Blinded me with Science


So to keep Anonybabe occupied while I made dinner Sunday night, I gave her some carrots, an empty bowl, a bowl of water and a scrub brush and asked her to help me wash the carrots for our supper. She set to with great gusto, taking one carrot at a time out of the water, giving it a earnest swipe, and then moving it to the empty bowl. When she'd moved all the carrots to the dry bowl, she would reverse the process. Back and forth, back and forth.


At one point I started taking carrots and peeling them, letting the peels fall into the dry bowl. She started experimenting with the peels. Tasting one, putting one in her hair, moving the pile of peels back and forth, in and out of the water.


When she finally got bored with this, she dug in the cabinet under the sink and found some pop-up sponges...the kind that swell when you put them in water. So I got another bowl of water for her to put the sponges in. She liked watching them grow, and then liked carrying the soaking sponges to various places in the house and squeezing them so the water would splatter onto the floor. I kept her from doing this on the carpet, but let her do it on the linoleum.

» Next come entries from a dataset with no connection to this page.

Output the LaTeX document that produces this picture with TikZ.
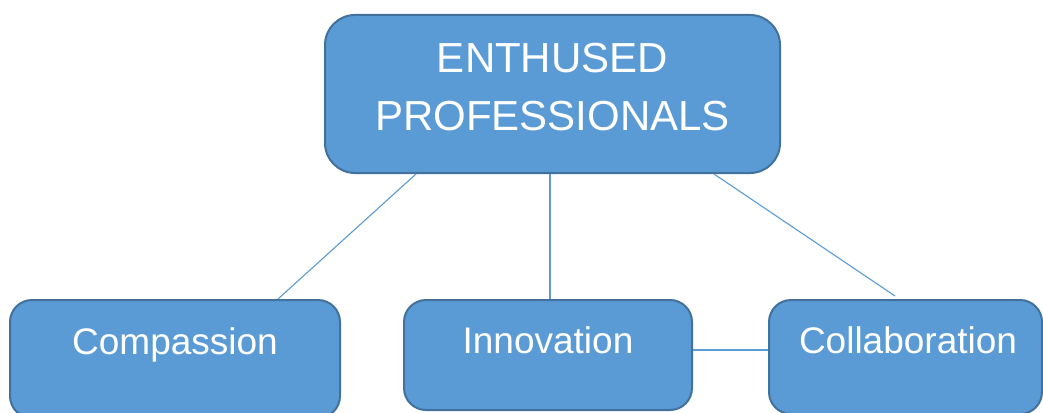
\documentclass[tikz,border=0pt]{standalone}
\usepackage{fontspec}
\setmainfont{Liberation Sans}
\definecolor{boxfill}{HTML}{5B9BD5}
\definecolor{boxedge}{HTML}{41719C}
\definecolor{linkcol}{HTML}{5B9BD5}
\begin{document}
\begin{tikzpicture}[x=1pt,y=-1pt,
  bluebox/.style={fill=boxfill,draw=boxedge,line width=2pt},
  toptext/.style={text=white,font=\fontsize{42}{58}\selectfont,align=center,inner sep=0pt},
  subtext/.style={text=white,font=\fontsize{37}{44}\selectfont,inner sep=0pt},
  link/.style={draw=linkcol,line width=1.1pt}]
\useasboundingbox (0,0) rectangle (1043,412);
\fill[white] (0,0) rectangle (1043,412);
% boxes
\draw[bluebox,rounded corners=30pt] (325,15) rectangle (780,173);
\node[inner sep=0pt,minimum width=455pt,minimum height=158pt] (top) at (552.5,94) {};
\draw[bluebox,rounded corners=22pt] (10,300) rectangle (340,418);
\node[inner sep=0pt,minimum width=330pt,minimum height=118pt] (comp) at (175,359) {};
\draw[bluebox,rounded corners=22pt] (404,300) rectangle (692,410);
\node[inner sep=0pt,minimum width=288pt,minimum height=110pt] (inno) at (548,355) {};
\draw[bluebox,rounded corners=22pt] (769,300) rectangle (1042,414);
\node[inner sep=0pt,minimum width=273pt,minimum height=114pt] (coll) at (905.5,357) {};
% texts
\node[toptext] (toplabel) at (552.5,87) {ENTHUSED\\PROFESSIONALS};
\node[subtext] (complabel) at (175,345) {Compassion};
\node[subtext] (innolabel) at (548,340) {Innovation};
\node[subtext] (colllabel) at (908,340) {Collaboration};
% connectors
\coordinate (t1) at (416,174);
\coordinate (c1) at (278,299);
\coordinate (t2) at (550,174);
\coordinate (i1) at (550,299);
\coordinate (t3) at (714,174);
\coordinate (l1) at (895,296);
\coordinate (i2) at (693,350);
\coordinate (l2) at (768,350);
\draw[link] (t1) -- (c1);
\draw[link] (t2) -- (i1);
\draw[link] (t3) -- (l1);
\draw[link] (i2) -- (l2);
\end{tikzpicture}
\end{document}
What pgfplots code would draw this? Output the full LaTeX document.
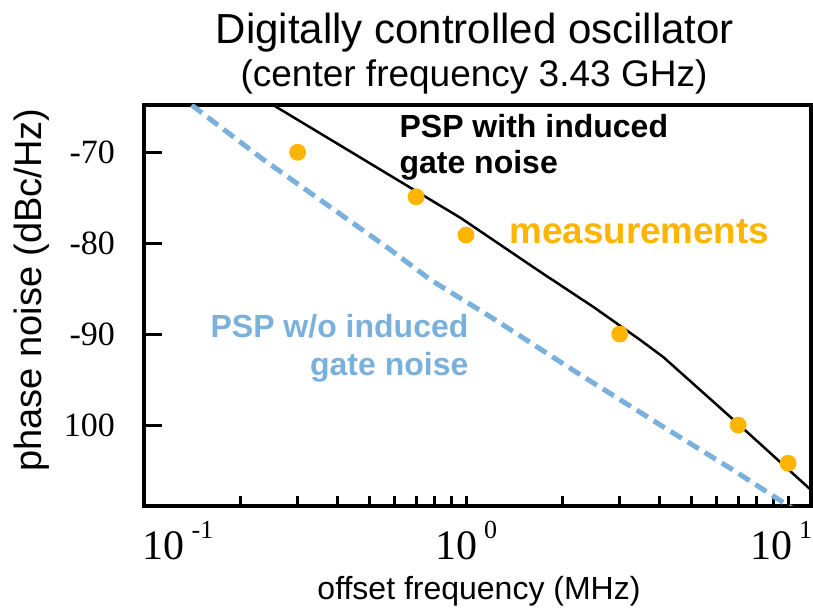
\documentclass[border=0pt]{standalone}
\usepackage{pgfplots}
\pgfplotsset{compat=1.18}
\usepackage{fontspec}
\setmainfont{Liberation Sans}
\newfontfamily\serif{Liberation Serif}
\definecolor{meas}{RGB}{255,180,0}
\definecolor{psp}{RGB}{122,176,220}
\newcommand{\xt}[1]{{\serif\fontsize{21}{24}\selectfont 10\,\raisebox{0.5em}{\fontsize{13}{14}\selectfont #1}}}
\begin{document}
\begin{tikzpicture}
\begin{axis}[
  scale only axis,
  width=333.5pt, height=200.5pt,
  xmode=log,
  xmin=0.1, xmax=11.78,
  ymin=-108.9, ymax=-64.8,
  axis line style={line width=2pt},
  tick style={line width=1.5pt, black},
  tickpos=left,
  tick align=inside,
  xtick={0.1,1,10},
  xticklabels={\hspace{34pt}\xt{-1},\xt{0},\xt{1}\rule{7pt}{0pt}},
  minor x tick num=8,
  major tick length=5pt,
  minor tick length=5pt,
  ytick={-70,-80,-90,-100},
  yticklabels={-70,-80,-90,100},
  yticklabel style={font=\serif\fontsize{17}{20}\selectfont, xshift=-11pt},
  xticklabel style={yshift=-4pt},
  y tick style={draw=none},
  clip=true,
]
\addplot[black, line width=1.25pt] coordinates {
 (0.2,-62.7) (0.2527,-64.84) (0.965,-77.25) (1.671,-82.97) (2.49,-87.03)
 (3.48,-90.66) (4.10,-92.53) (6.95,-99.78) (11.78,-107.14)
};
\addplot[psp, line width=2.5pt, dash pattern=on 6.5pt off 3.5pt] coordinates {
 (0.1,-60.8) (0.141,-64.84) (0.2318,-70.66) (0.5735,-80.55) (0.779,-84.07)
 (1.195,-88.13) (2.222,-94.29) (4.10,-100.2) (6.755,-104.95) (10.14,-109.0) (11,-109.8)
};
\addplot[only marks, mark=*, mark size=4pt, meas, mark options={draw=meas, fill=meas}] coordinates {
 (0.3,-70.0) (0.7,-74.9) (1.0,-79.1) (3.0,-90.0) (7.0,-100.0) (10.0,-104.2)
};
\node[anchor=base west, font=\bfseries\fontsize{16}{19}\selectfont, inner sep=0pt] at (axis cs:0.62,-68.35) {PSP with induced};
\node[anchor=base west, font=\bfseries\fontsize{16}{19}\selectfont, inner sep=0pt] at (axis cs:0.62,-72.31) {gate noise};
\node[anchor=base west, font=\bfseries\fontsize{18.4}{21}\selectfont, text=meas, inner sep=0pt] at (axis cs:1.36,-80.0) {measurements};
\node[anchor=base east, font=\bfseries\fontsize{16}{19}\selectfont, text=psp, inner sep=0pt] at (axis cs:1.02,-90.33) {PSP w/o induced};
\node[anchor=base east, font=\bfseries\fontsize{16}{19}\selectfont, text=psp, inner sep=0pt] at (axis cs:1.02,-94.5) {gate noise};
\end{axis}
\begin{axis}[
  scale only axis,
  width=333.5pt, height=200.5pt,
  xmode=log,
  xmin=0.1, xmax=11.78,
  ymin=-108.9, ymax=-64.8,
  axis line style={draw=none},
  tick style={line width=1.5pt, black},
  tickpos=left,
  tick align=inside,
  xtick=\empty,
  minor x tick num=0,
  ytick={-70,-80,-90,-100},
  yticklabels={},
  major tick length=9pt,
]
\end{axis}
\node[anchor=base, font=\fontsize{21}{25}\selectfont, inner sep=0pt] at (165.5pt,231pt) {Digitally controlled oscillator};
\node[anchor=base, font=\fontsize{18.5}{22}\selectfont, inner sep=0pt] at (165pt,209.5pt) {(center frequency 3.43 GHz)};
\node[anchor=base, font=\fontsize{16}{19}\selectfont, inner sep=0pt] at (167.5pt,-47pt) {offset frequency (MHz)};
\node[anchor=base, rotate=90, font=\fontsize{19}{22}\selectfont, inner sep=0pt] at (-51pt,108pt) {phase noise (dBc/Hz)};
\pgfresetboundingbox
\path[use as bounding box] (-72pt,-53.5pt) rectangle (334.5pt,253pt);
\end{tikzpicture}
\end{document}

I thought, "I don't really want to tell her that isn't appropriate, you're making a mess, the floor will get slippery, oh look at your tights you're soaked we're going to have to change you for the third time today." I was really jazzed that she was experimenting and observing. I toyed with a fantasy of never encouraging her to think of the practical consequences, to always push her to go ahead, try it, see what happens. "A scientist," I thought. "Oh boy."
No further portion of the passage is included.